For a few minutes it was as if the whole dusty desert between Basra and Jubail had been lifted and was being dumped on Al Khobar. Not like a squall in the UK where the wind just grabs a bit of dust from the pavement in a half arsed twister. This went on and on. A wall of dust. Relentless. Face stingingly, eye squintingly relentless.
Now. I’m English. I like weather. It’s a given. I’m conditioned. I can lose days talking to strangers of nothing else.
And I like a bit of drama. I like the extremes weather can produce. I like the “wow” that it can create. Especially when I am in doors.
But – it turns out – just like snow, I don’t like dust storms. Dust storms hurt.
And I hear we have a few more days of it. Days of dust, grit and sand covering the cars. Days of no more sun. Grubby cars. Lungs full of crap.
Oh well.
What to do?
Grubby Car.
I'm breathing that in...

Friday, 20 February 2015

Another Nod...

So. I've not posted for a while.

And now I "cop" out completely...

...

She said “I feel numb”
I said “That doesn’t make sense - numbness is a lack of feeling.”
She said I knew what she meant and I did
I was just talking

I’m not a pedant but I was hesitant to let silence walk in
I took her hand and I kissed each knuckle
It didn’t register at first but then she smiled a smile that meant fuck all

"I don’t think I wanna fight it." she said without eye contact
“I want my last breath to be a laugh, not the last gasp of a lab rat.”
And I had nothing to say back
Just smiled and kissed each knuckle again, comfort rewound and played back

We left through the lobby as I texted Skaghead Bobby - nice name, right?
He said he’d run out, but if we dropped off cash now he could sort us out the same night
So we dropped off a little money and went and had happy meals
“Lady’s choice!” I had said and she chose to pay Ronald McDonald’s bills
 I wore an upper-half face mask of the Hamburglar
And we took it in turns not to laugh as we ate the equivalent weight of a third of her


I used to buy weed off Bobby, back in my late teens
He was as shady as his moniker but he could facilitate our new needs
Neither of us had done ecstasy before but we bought three tabs each
Fuck it!

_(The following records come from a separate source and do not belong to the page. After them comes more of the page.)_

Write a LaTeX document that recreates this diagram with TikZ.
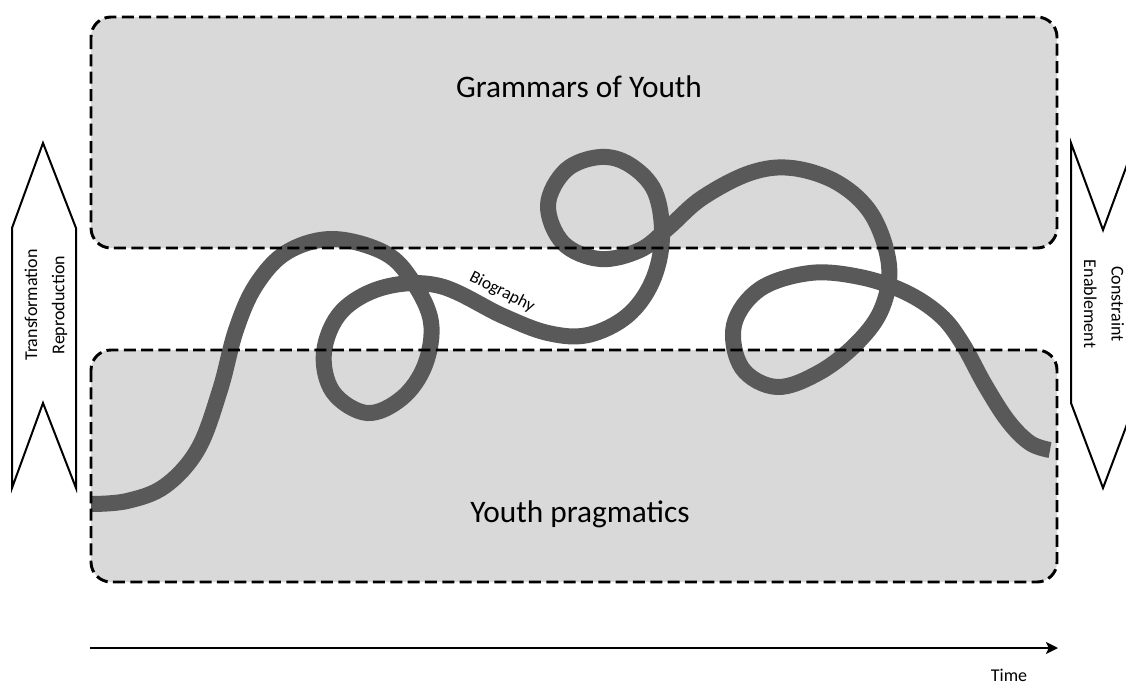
\documentclass[tikz,border=0pt]{standalone}
\usepackage{fontspec}
\setmainfont{Carlito}
\usetikzlibrary{arrows.meta}
\definecolor{zonegray}{HTML}{D9D9D9}
\definecolor{biogray}{HTML}{595959}
\begin{document}
\begin{tikzpicture}[x=0.75pt,y=-0.75pt,
  zonefill/.style={fill=zonegray, rounded corners=15pt},
  zoneline/.style={draw=black, line width=2.2pt, dash pattern=on 9pt off 4pt, rounded corners=15pt},
  bio/.style={draw=biogray, line width=12pt, line cap=butt, line join=round},
  sidearrow/.style={draw=black, fill=white, line width=1.5pt, line join=miter},
  bigtext/.style={font=\fontsize{23.5}{28}\selectfont, inner sep=0pt},
  sidetext/.style={font=\fontsize{13.5}{20.5}\selectfont, align=center, inner sep=0pt},
  timeline/.style={draw=black, line width=1.5pt, -{Stealth[length=9pt,width=9pt,inset=2pt]}}
]
\useasboundingbox (0,0) rectangle (1126,686);
% zones
\path[zonefill] (91,17) rectangle (1057,248);
\path[zonefill] (91,350) rectangle (1057,582);
% side arrows
\path[sidearrow] (12,228) -- (43,143) -- (76,228) -- (76,488) -- (43,403) -- (12,488) -- cycle;
\path[sidearrow] (1071,143) -- (1103,230) -- (1135,143) -- (1135,403) -- (1103,488) -- (1071,403) -- cycle;
% biography curve
\draw[bio] plot[smooth, tension=0.6] coordinates {
 (91,504) (127,501) (165,486) (198,449) (220,390) (236,330) (256,285) (287,252) (333,239)
 (385,253) (413,282) (431,322) (425,365) (402,398) (367,413) (333,392) (324,352)
 (342,311) (385,287) (440,286) (503,316) (548,333) (588,335) (627,316)
 (652,282) (662,238) (655,192) (630,165) (600,157) (566,170) (548,205) (563,243)
 (600,259) (640,250) (668,228) (702,198) (750,173) (792,168) (838,183) (872,215)
 (889,265) (882,308) (858,342) (820,372) (777,387) (742,368) (734,325) (760,289)
 (810,273) (860,277) (905,292) (940,315) (962,343) (985,385) (1008,421) (1030,443) (1050,450)};
% zone borders
\path[zoneline] (91,17) rectangle (1057,248);
\path[zoneline] (91,350) rectangle (1057,582);
% texts
\node[bigtext, anchor=base] (grammars) at (579,97) {Grammars of Youth};
\node[bigtext, anchor=base] (pragmatics) at (580,522) {Youth pragmatics};
\node[sidetext, rotate=90] (leftlabel) at (46,305) {Transformation\\Reproduction};
\node[sidetext, rotate=-90] (rightlabel) at (1104,304) {Constraint\\Enablement};
\node[font=\fontsize{13}{15}\selectfont, rotate=-27, inner sep=0pt] (biolabel) at (502,292) {Biography};
% time axis
\coordinate (tstart) at (90,648);
\coordinate (tend) at (1058,648);
\draw[timeline] (tstart) -- (tend);
\node[font=\fontsize{13.5}{16}\selectfont, anchor=base, inner sep=0pt] (time) at (1009,681) {Time};
\end{tikzpicture}
\end{document}
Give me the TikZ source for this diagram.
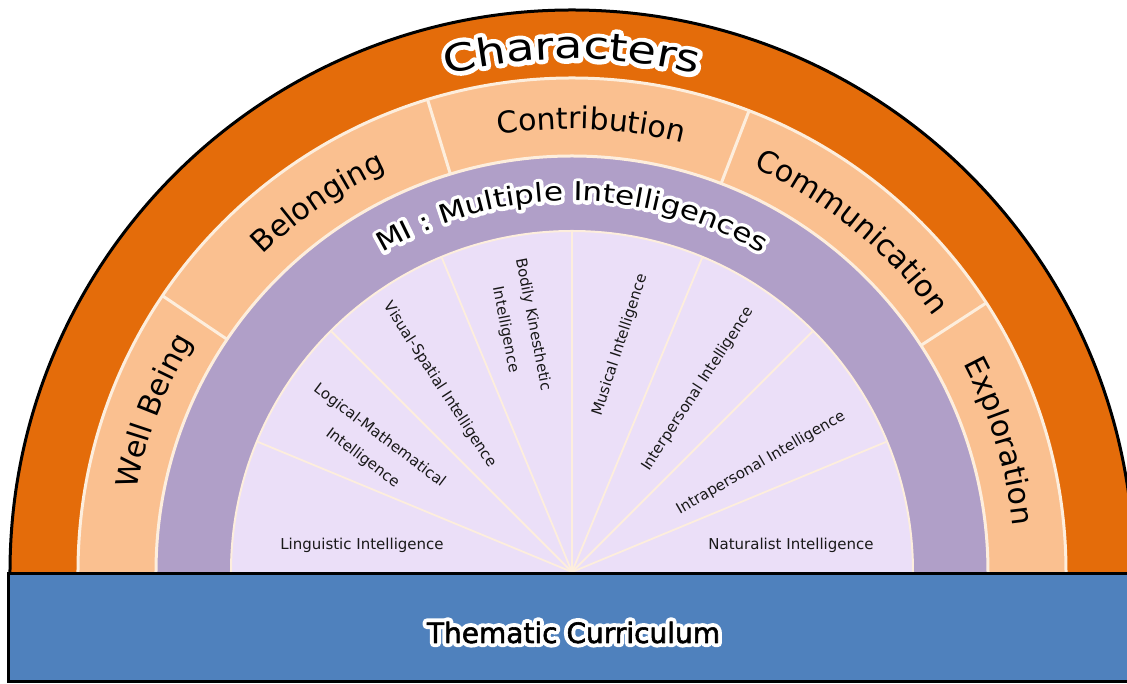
\documentclass[tikz,border=0pt]{standalone}
\usepackage{fontspec}
\setmainfont{DejaVu Sans}
\newfontfamily\wideA[FakeStretch=1.22]{DejaVu Sans}
\newfontfamily\wideAH[FakeStretch=1.22,FakeBold=24]{DejaVu Sans}
\newfontfamily\wideB[FakeStretch=1.2]{DejaVu Sans}
\newfontfamily\wideBH[FakeStretch=1.2,FakeBold=28]{DejaVu Sans}
\newfontfamily\themeK[FakeBold=2]{DejaVu Sans}
\newfontfamily\themeH[FakeBold=30]{DejaVu Sans}
\usetikzlibrary{decorations.text}
\definecolor{orng}{HTML}{E46C0A}
\definecolor{peach}{HTML}{FAC090}
\definecolor{mauve}{HTML}{B09FC8}
\definecolor{lilac}{HTML}{EBDFF8}
\definecolor{cream}{HTML}{FDEEDD}
\definecolor{bluebar}{HTML}{4F81BD}
\newcommand\fChar{\wideA\fontsize{38}{40}\selectfont}
\newcommand\fCharH{\wideAH\fontsize{38}{40}\selectfont}
\newcommand\fMI{\wideB\fontsize{26}{28}\selectfont}
\newcommand\fMIH{\wideBH\fontsize{26}{28}\selectfont}
\newcommand\fPeach{\fontsize{30}{34}\selectfont}
\newcommand\cW{\color{white}}
\newcommand\cK{\color{black}}
\newcommand\arclabel[4]{%
  \pgfmathsetmacro\angS{#2+70}%
  \pgfmathsetmacro\angE{#2-70}%
  \path[line join=round,decorate,decoration={text along path,text align=center,text={|#3|#4}}]
    (\angS:#1) arc[start angle=\angS,end angle=\angE,radius=#1];}
\newcommand\haloarc[5]{%
  \arclabel{#1}{#2}{#3\cW}{#5}%
  \arclabel{#1}{#2}{#4\cK}{#5}}
\tikzset{
  ilabel/.style={font=\fontsize{15}{28}\selectfont, text=black!90, align=center, inner sep=0pt},
  sep/.style={draw=cream, line width=3pt},
  ray/.style={draw=cream, line width=1.8pt}
}
\begin{document}
\begin{tikzpicture}[x=1pt,y=1pt,line join=round]
\useasboundingbox (-572,-112) rectangle (555,572);
\clip (-572,-112) rectangle (555,572);
\coordinate (O) at (0,0);
% bands
\fill[orng] (-562,0) arc[start angle=180,end angle=0,radius=562] -- cycle;
\fill[peach] (-494,0) arc[start angle=180,end angle=0,radius=494] -- cycle;
\fill[mauve] (-416,0) arc[start angle=180,end angle=0,radius=416] -- cycle;
\fill[lilac] (-341,0) arc[start angle=180,end angle=0,radius=341] -- cycle;
\draw[line width=3pt] (-562,0) arc[start angle=180,end angle=0,radius=562];
\draw[sep] (-494,0) arc[start angle=180,end angle=0,radius=494];
\draw[sep] (-416,0) arc[start angle=180,end angle=0,radius=416];
\draw[sep, line width=2pt] (-341,0) arc[start angle=180,end angle=0,radius=341];
% dividers of the peach band
\foreach \a in {33,69,107,146} \draw[sep] (\a:416) -- (\a:494);
% rays of the inner sectors
\foreach \k in {1,...,7} \draw[ray] (O) -- (\k*22.5:340);
% base bar
\draw[line width=3pt, line join=miter, fill=bluebar] (-563,-1.5) rectangle (600,-109.5);
% intelligences
\node[ilabel] (ling) at (-210,27) {Linguistic Intelligence};
\node[ilabel, rotate=-37] (logi) at (-201,125) {Logical-Mathematical\\Intelligence};
\node[ilabel, rotate=-57] (visu) at (-132,187) {Visual-Spatial Intelligence};
\node[ilabel, rotate=-79] (bodi) at (-53,245) {Bodily Kinesthetic\\Intelligence};
\node[ilabel, rotate=72] (musi) at (48,227) {Musical Intelligence};
\node[ilabel, rotate=57] (inter) at (126,183) {Interpersonal Intelligence};
\node[ilabel, rotate=30] (intra) at (189,109) {Intrapersonal Intelligence};
\node[ilabel] (natu) at (219,27) {Naturalist Intelligence};
% curved labels
\arclabel{443}{159}{\fPeach\cK}{Well Being}
\arclabel{443}{124.5}{\fPeach\cK}{Belonging}
\arclabel{443}{87.5}{\fPeach\cK}{Contribution}
\arclabel{443}{50.5}{\fPeach\cK}{Communication}
\arclabel{443}{17}{\fPeach\cK}{Exploration}
\haloarc{513}{90}{\fCharH}{\fChar}{Characters}
\haloarc{371}{90}{\fMIH}{\fMI}{MI : Multiple Intelligences}
% bar title
\node[font=\themeH\fontsize{28}{30}\selectfont, text=white, anchor=base, inner sep=0pt, line join=round] (themehalo) at (1.5,-71) {Thematic Curriculum};
\node[font=\themeK\fontsize{28}{30}\selectfont, anchor=base, inner sep=0pt] (theme) at (1.5,-71) {Thematic Curriculum};
\end{tikzpicture}
\end{document}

You only live once and that’s at the most it would seem
We walked along the south bank wrapped up warm in coats and gloves
We sang songs, ran in circles, laughed and fell in love

It wasn’t real love of course, just a chemical alternative
But that was all we required; temporary life-affirming shit
We were beauty that night - through drug-tinted glasses
The sun shone on us through the dark skies as the rest of the world passed us

Our long foot adventure took us all the way down to Greenwich
Start to finish four hours give or take oh, a few minutes
Around ten forty-five as we sat on a bench the place glew in the dark
You could see right across the river from the Cutty Sark to Milwall Park

We shared a kiss at that moment with no sexual undercurrents
She jumped to her feet and said “Let’s play a game!”
“If you can catch me right now, I will tell you my name.”
And with that she turned and ran as I promptly gave chase

Through streets and alleyways as laughs cascaded from her face
And again I have no doubt it was down to the chemicals
But she seemed to float and glow as we bounded on like thin blood through white ventricles


All of a sudden, like in slow motion, she hurled herself into the air
And then in the blinking sound of a splash, I was stood all alone there
There was no flailing or splashes - just the first one that broke the surface
I heard that when a girl writes off the world it’s done in cursive

I’d met her that morning in the waiting room at 7am
And 16 beautiful hours later, I’d never see her again.